Skip to comments.Senators brush off White House defense bill veto threat (Ayotte Guantanamo Amendment Attached)
Posted on 12/05/2012 6:01:55 AM PST by what's up
Senators appeared unconcerned Thursday by a White House threat to veto the defense policy bill they are considering on the floor, evidently confident they can get the legislation into a form that President Barack Obama would ultimately sign.
The White House Office of Management and Budget announced that if the bill in its present form were passed, it would face a veto over restrictions on Guantánamo Bay detainees, the makeup of the armed forces, its support for certain weapons programs and other details. It was the second time the White House has threatened to veto the National Defense Authorization Act this year. Earlier, it also issued a detailed veto warning about the bill that ultimately was passed by the House.
(Excerpt) Read more at politico.com ...
The bill passed easily with Democratic support despite Obama threatening a veto.
One thing I would appreciate in a future NDAA is a “utilitarianism procurement” philosophy. That is, if a system is so useful that the military uses it far more than a higher tech version, then there should be “replenishment” contracts made.

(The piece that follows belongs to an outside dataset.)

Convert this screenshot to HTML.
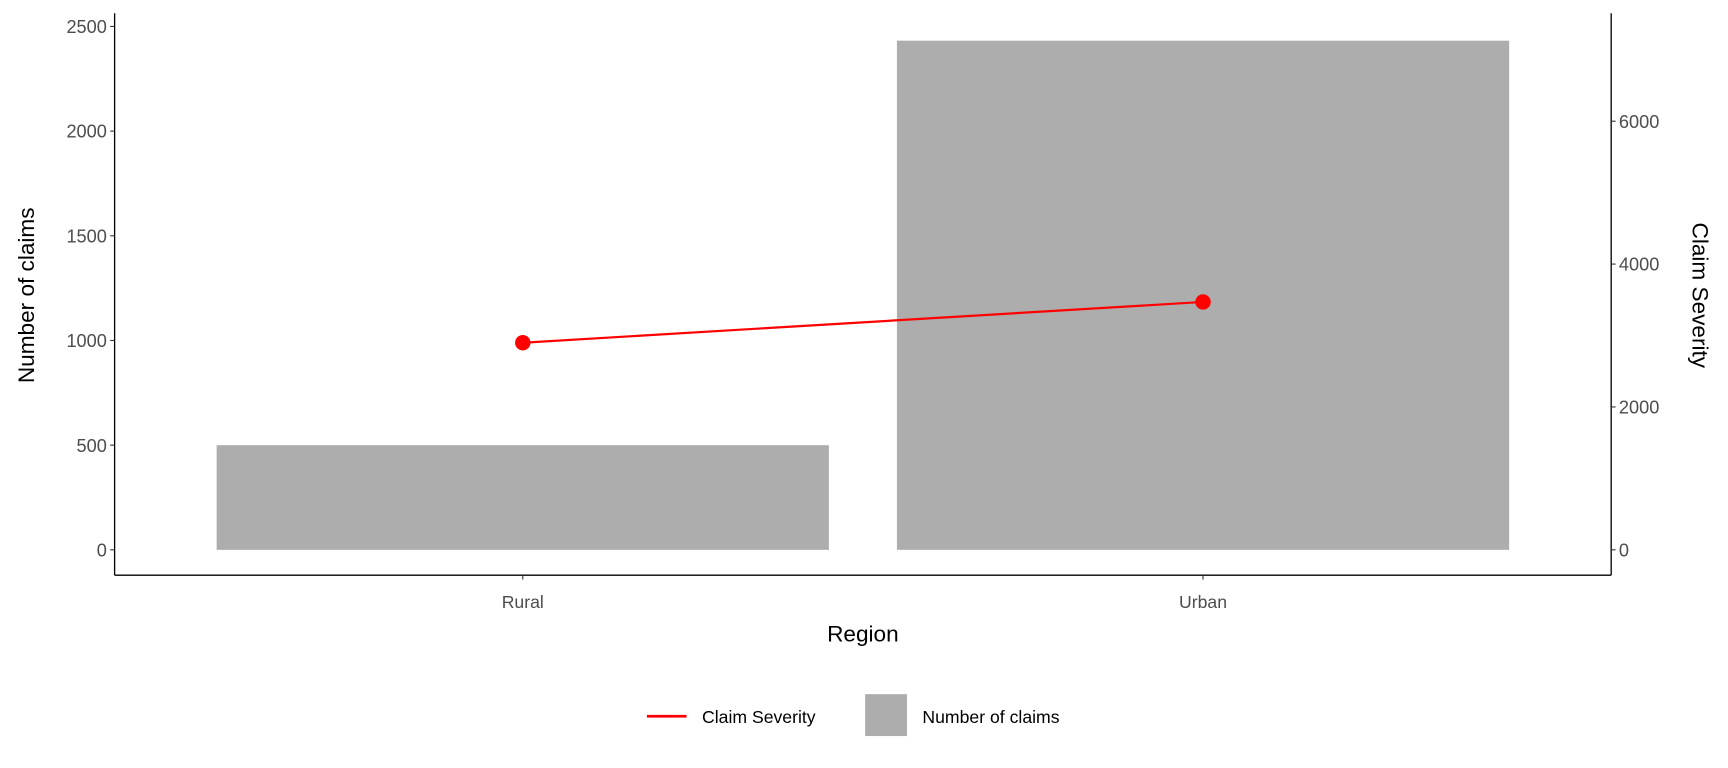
<!DOCTYPE html>
<html><head><meta charset="utf-8"><style>
html,body{margin:0;padding:0;background:#fff;}
svg{display:block;font-family:"Liberation Sans",Arial,sans-serif;}
</style></head><body>
<svg id="chart" width="1728" height="768" viewBox="0 0 1568 697" preserveAspectRatio="none">
<g id="g"></g>
</svg>
<script>
const categories = ["Rural", "Urban"];
const claimCounts = [500, 2432];
const severities = [2899, 3470];
const leftTicks = [0, 500, 1000, 1500, 2000, 2500];
const rightTicks = [0, 2000, 4000, 6000];

const NS = "http://www.w3.org/2000/svg";
const g = document.getElementById("g");
function mk(tag, attrs, text) {
  const e = document.createElementNS(NS, tag);
  for (const k in attrs) e.setAttribute(k, attrs[k]);
  if (text !== undefined) e.textContent = text;
  g.appendChild(e);
  return e;
}
const plotL = 104, plotR = 1462, plotB = 522, plotT = 12;
const yZero = 499;
const yL = v => yZero - v * (475 / 2500);
const yR = v => yZero - v * (389 / 6000);
const band = (plotR - plotL) / (categories.length + 0.2);
const xC = i => plotL + band * (0.6 + i);
const barW = band * 0.9;

categories.forEach((c, i) => {
  const b = mk("rect", {x: xC(i) - barW / 2, y: yL(claimCounts[i]), width: barW, height: yZero - yL(claimCounts[i]), fill: "#adadad"});
  
  
});
const pts = categories.map((c, i) => xC(i) + "," + yR(severities[i])).join(" ");
const ln = mk("polyline", {points: pts, fill: "none", stroke: "#ff0000", "stroke-width": 2});


categories.forEach((c, i) => {
  const p = mk("circle", {cx: xC(i), cy: yR(severities[i]), r: 7, fill: "#ff0000"});
  
  
});

const ax1 = mk("line", {x1: plotL, y1: plotT, x2: plotL, y2: plotB, stroke: "#000", "stroke-width": 1.2});


const ax2 = mk("line", {x1: plotR, y1: plotT, x2: plotR, y2: plotB, stroke: "#000", "stroke-width": 1.2});


const ax3 = mk("line", {x1: plotL, y1: plotB, x2: plotR, y2: plotB, stroke: "#000", "stroke-width": 1.2});



leftTicks.forEach(v => {
  mk("line", {x1: plotL - 4, y1: yL(v), x2: plotL, y2: yL(v), stroke: "#333"});
  const t = mk("text", {x: plotL - 7, y: yL(v) + 6, "text-anchor": "end", "font-size": 16.5, fill: "#4d4d4d"}, v);
  
  
});
rightTicks.forEach(v => {
  mk("line", {x1: plotR, y1: yR(v), x2: plotR + 4, y2: yR(v), stroke: "#333"});
  const t = mk("text", {x: plotR + 7, y: yR(v) + 6, "text-anchor": "start", "font-size": 16.5, fill: "#4d4d4d"}, v);
  
  
});
categories.forEach((c, i) => {
  mk("line", {x1: xC(i), y1: plotB, x2: xC(i), y2: plotB + 4, stroke: "#333"});
  const t = mk("text", {x: xC(i), y: plotB + 30, "text-anchor": "middle", "font-size": 16, fill: "#4d4d4d"}, c);
  
  
});

const xt = mk("text", {x: (plotL + plotR) / 2, y: 582, "text-anchor": "middle", "font-size": 20.5, fill: "#000"}, "Region");


const yt = mk("text", {x: 0, y: 0, "text-anchor": "middle", "font-size": 20.5, fill: "#000", transform: "translate(31,268) rotate(-90)"}, "Number of claims");


const yt2 = mk("text", {x: 0, y: 0, "text-anchor": "middle", "font-size": 20.5, fill: "#000", transform: "translate(1536,268) rotate(90)"}, "Claim Severity");



const l1 = mk("line", {x1: 587, y1: 650, x2: 623, y2: 650, stroke: "#ff0000", "stroke-width": 2.5});


const lt1 = mk("text", {x: 637, y: 656, "font-size": 16, fill: "#000"}, "Claim Severity");


const l2 = mk("rect", {x: 785, y: 630, width: 38, height: 38, fill: "#adadad"});


const lt2 = mk("text", {x: 837, y: 656, "font-size": 16, fill: "#000"}, "Number of claims");


</script>
</body></html>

For example, the B-52 bomber (~$70m each) is an antique, but it is so incredibly inexpensive, low maintenance and durable as a bomber that it is used far more than several successor generations of bombers. Though it is not a “high tech war” bomber, the vast majority of the time we don’t *need* such bombers.
Another good example is the A-10 Thunderbolt II “Warthog” (~$15m each). Though the Air Force wants to replace these wonderful CAS aircraft with drones, there are limitations to drones that just cannot be overcome, such as severe damage recovery and return. Plus a pilot can make better and faster decisions than can a remote pilot.
As such, while drones have their place, A-10s make a wonderful complement to them. Though practically speaking, they should be flown by Army Aviation instead of relying on the Air Force for CAS.
But the real effort should be put into practical ship design for the US Navy. They have reached a point where they expect fewer and fewer ships to do more and more, which is asking for trouble in the “quantity vs. quality rule”. The USN needs a lot of “cheap and cheerful” lower tech ships to do its support and low level weapons activities.